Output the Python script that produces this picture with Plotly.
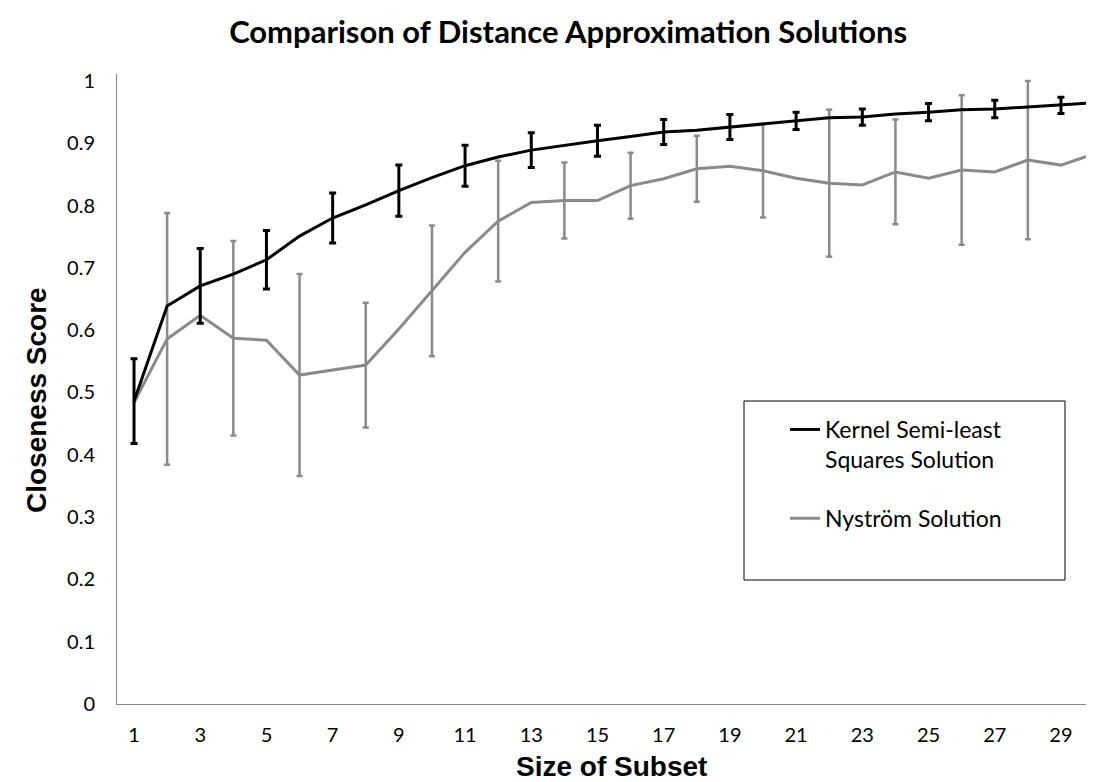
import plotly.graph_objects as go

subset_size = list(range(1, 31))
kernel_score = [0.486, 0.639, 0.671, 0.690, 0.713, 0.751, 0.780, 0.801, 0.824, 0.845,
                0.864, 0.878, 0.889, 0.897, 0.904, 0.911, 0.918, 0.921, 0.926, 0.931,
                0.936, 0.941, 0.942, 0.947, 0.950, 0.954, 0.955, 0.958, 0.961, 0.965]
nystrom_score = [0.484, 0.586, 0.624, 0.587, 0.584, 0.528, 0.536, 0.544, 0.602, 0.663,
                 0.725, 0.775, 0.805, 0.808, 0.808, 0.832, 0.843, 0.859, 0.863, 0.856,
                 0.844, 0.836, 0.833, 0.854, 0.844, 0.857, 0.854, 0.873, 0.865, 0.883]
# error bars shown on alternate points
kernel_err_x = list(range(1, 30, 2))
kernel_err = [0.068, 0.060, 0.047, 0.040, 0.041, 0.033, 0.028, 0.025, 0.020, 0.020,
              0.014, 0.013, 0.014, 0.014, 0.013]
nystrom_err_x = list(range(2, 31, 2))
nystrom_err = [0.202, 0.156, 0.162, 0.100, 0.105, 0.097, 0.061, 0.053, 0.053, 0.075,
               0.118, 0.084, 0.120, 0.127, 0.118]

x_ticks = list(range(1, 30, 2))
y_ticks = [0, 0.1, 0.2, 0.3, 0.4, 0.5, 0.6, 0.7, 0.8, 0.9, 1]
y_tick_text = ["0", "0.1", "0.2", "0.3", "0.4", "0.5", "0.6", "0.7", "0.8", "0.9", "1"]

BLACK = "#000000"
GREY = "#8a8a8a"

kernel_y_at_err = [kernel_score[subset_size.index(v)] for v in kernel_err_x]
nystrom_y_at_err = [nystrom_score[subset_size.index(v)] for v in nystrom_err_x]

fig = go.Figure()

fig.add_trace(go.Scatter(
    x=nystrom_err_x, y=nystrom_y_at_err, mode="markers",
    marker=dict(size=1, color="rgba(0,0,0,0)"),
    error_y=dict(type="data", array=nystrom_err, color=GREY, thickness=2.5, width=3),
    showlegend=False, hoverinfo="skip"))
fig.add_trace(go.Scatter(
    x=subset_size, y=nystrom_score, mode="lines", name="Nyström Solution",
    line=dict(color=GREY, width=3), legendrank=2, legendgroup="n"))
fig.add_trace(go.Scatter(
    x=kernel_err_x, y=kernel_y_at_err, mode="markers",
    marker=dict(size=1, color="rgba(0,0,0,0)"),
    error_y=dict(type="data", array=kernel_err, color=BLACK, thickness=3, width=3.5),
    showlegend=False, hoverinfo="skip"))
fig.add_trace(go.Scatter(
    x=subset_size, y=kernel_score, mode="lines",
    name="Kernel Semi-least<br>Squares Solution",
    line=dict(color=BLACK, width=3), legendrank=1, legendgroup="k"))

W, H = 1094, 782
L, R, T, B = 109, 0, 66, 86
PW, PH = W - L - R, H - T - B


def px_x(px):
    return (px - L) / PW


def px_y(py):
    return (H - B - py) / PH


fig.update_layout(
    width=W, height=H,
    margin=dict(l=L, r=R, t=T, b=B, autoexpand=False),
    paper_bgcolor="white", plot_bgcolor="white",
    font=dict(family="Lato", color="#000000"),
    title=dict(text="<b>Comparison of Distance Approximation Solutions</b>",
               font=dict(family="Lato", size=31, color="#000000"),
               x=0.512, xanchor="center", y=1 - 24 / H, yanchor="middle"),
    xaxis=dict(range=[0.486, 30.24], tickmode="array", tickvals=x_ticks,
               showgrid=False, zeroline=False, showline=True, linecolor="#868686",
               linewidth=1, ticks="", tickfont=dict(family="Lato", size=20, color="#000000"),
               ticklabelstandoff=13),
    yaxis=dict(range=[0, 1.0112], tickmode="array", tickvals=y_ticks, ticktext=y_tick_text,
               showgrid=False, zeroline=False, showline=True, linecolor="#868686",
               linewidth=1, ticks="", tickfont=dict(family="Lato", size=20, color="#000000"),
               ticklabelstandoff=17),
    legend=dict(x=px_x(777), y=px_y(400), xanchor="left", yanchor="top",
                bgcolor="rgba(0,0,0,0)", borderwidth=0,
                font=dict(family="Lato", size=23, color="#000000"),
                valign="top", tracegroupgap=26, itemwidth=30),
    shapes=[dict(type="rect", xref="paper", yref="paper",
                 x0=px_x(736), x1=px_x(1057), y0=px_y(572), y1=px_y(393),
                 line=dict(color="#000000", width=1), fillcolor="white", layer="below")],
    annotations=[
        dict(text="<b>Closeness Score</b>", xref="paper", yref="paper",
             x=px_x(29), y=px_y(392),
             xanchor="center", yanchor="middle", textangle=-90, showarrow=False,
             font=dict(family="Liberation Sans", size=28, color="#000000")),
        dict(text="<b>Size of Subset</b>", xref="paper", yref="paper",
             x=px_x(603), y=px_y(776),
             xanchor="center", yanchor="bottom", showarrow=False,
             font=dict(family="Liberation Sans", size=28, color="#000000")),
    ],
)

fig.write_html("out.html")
_ _ _ _
### Requirements
Set every line down exactly as written, leaving each picture out.

### Solution to this problem
Output the Python script that produces this picture with Plotly.
import plotly.graph_objects as go

subset_size = list(range(1, 31))
kernel_score = [0.486, 0.639, 0.671, 0.690, 0.713, 0.751, 0.780, 0.801, 0.824, 0.845,
                0.864, 0.878, 0.889, 0.897, 0.904, 0.911, 0.918, 0.921, 0.926, 0.931,
                0.936, 0.941, 0.942, 0.947, 0.950, 0.954, 0.955, 0.958, 0.961, 0.965]
nystrom_score = [0.484, 0.586, 0.624, 0.587, 0.584, 0.528, 0.536, 0.544, 0.602, 0.663,
                 0.725, 0.775, 0.805, 0.808, 0.808, 0.832, 0.843, 0.859, 0.863, 0.856,
                 0.844, 0.836, 0.833, 0.854, 0.844, 0.857, 0.854, 0.873, 0.865, 0.883]
# error bars shown on alternate points
kernel_err_x = list(range(1, 30, 2))
kernel_err = [0.068, 0.060, 0.047, 0.040, 0.041, 0.033, 0.028, 0.025, 0.020, 0.020,
              0.014, 0.013, 0.014, 0.014, 0.013]
nystrom_err_x = list(range(2, 31, 2))
nystrom_err = [0.202, 0.156, 0.162, 0.100, 0.105, 0.097, 0.061, 0.053, 0.053, 0.075,
               0.118, 0.084, 0.120, 0.127, 0.118]

x_ticks = list(range(1, 30, 2))
y_ticks = [0, 0.1, 0.2, 0.3, 0.4, 0.5, 0.6, 0.7, 0.8, 0.9, 1]
y_tick_text = ["0", "0.1", "0.2", "0.3", "0.4", "0.5", "0.6", "0.7", "0.8", "0.9", "1"]

BLACK = "#000000"
GREY = "#8a8a8a"

kernel_y_at_err = [kernel_score[subset_size.index(v)] for v in kernel_err_x]
nystrom_y_at_err = [nystrom_score[subset_size.index(v)] for v in nystrom_err_x]

fig = go.Figure()

fig.add_trace(go.Scatter(
    x=nystrom_err_x, y=nystrom_y_at_err, mode="markers",
    marker=dict(size=1, color="rgba(0,0,0,0)"),
    error_y=dict(type="data", array=nystrom_err, color=GREY, thickness=2.5, width=3),
    showlegend=False, hoverinfo="skip"))
fig.add_trace(go.Scatter(
    x=subset_size, y=nystrom_score, mode="lines", name="Nyström Solution",
    line=dict(color=GREY, width=3), legendrank=2, legendgroup="n"))
fig.add_trace(go.Scatter(
    x=kernel_err_x, y=kernel_y_at_err, mode="markers",
    marker=dict(size=1, color="rgba(0,0,0,0)"),
    error_y=dict(type="data", array=kernel_err, color=BLACK, thickness=3, width=3.5),
    showlegend=False, hoverinfo="skip"))
fig.add_trace(go.Scatter(
    x=subset_size, y=kernel_score, mode="lines",
    name="Kernel Semi-least<br>Squares Solution",
    line=dict(color=BLACK, width=3), legendrank=1, legendgroup="k"))

W, H = 1094, 782
L, R, T, B = 109, 0, 66, 86
PW, PH = W - L - R, H - T - B


def px_x(px):
    return (px - L) / PW


def px_y(py):
    return (H - B - py) / PH


fig.update_layout(
    width=W, height=H,
    margin=dict(l=L, r=R, t=T, b=B, autoexpand=False),
    paper_bgcolor="white", plot_bgcolor="white",
    font=dict(family="Lato", color="#000000"),
    title=dict(text="<b>Comparison of Distance Approximation Solutions</b>",
               font=dict(family="Lato", size=31, color="#000000"),
               x=0.512, xanchor="center", y=1 - 24 / H, yanchor="middle"),
    xaxis=dict(range=[0.486, 30.24], tickmode="array", tickvals=x_ticks,
               showgrid=False, zeroline=False, showline=True, linecolor="#868686",
               linewidth=1, ticks="", tickfont=dict(family="Lato", size=20, color="#000000"),
               ticklabelstandoff=13),
    yaxis=dict(range=[0, 1.0112], tickmode="array", tickvals=y_ticks, ticktext=y_tick_text,
               showgrid=False, zeroline=False, showline=True, linecolor="#868686",
               linewidth=1, ticks="", tickfont=dict(family="Lato", size=20, color="#000000"),
               ticklabelstandoff=17),
    legend=dict(x=px_x(777), y=px_y(400), xanchor="left", yanchor="top",
                bgcolor="rgba(0,0,0,0)", borderwidth=0,
                font=dict(family="Lato", size=23, color="#000000"),
                valign="top", tracegroupgap=26, itemwidth=30),
    shapes=[dict(type="rect", xref="paper", yref="paper",
                 x0=px_x(736), x1=px_x(1057), y0=px_y(572), y1=px_y(393),
                 line=dict(color="#000000", width=1), fillcolor="white", layer="below")],
    annotations=[
        dict(text="<b>Closeness Score</b>", xref="paper", yref="paper",
             x=px_x(29), y=px_y(392),
             xanchor="center", yanchor="middle", textangle=-90, showarrow=False,
             font=dict(family="Liberation Sans", size=28, color="#000000")),
        dict(text="<b>Size of Subset</b>", xref="paper", yref="paper",
             x=px_x(603), y=px_y(776),
             xanchor="center", yanchor="bottom", showarrow=False,
             font=dict(family="Liberation Sans", size=28, color="#000000")),
    ],
)

fig.write_html("out.html")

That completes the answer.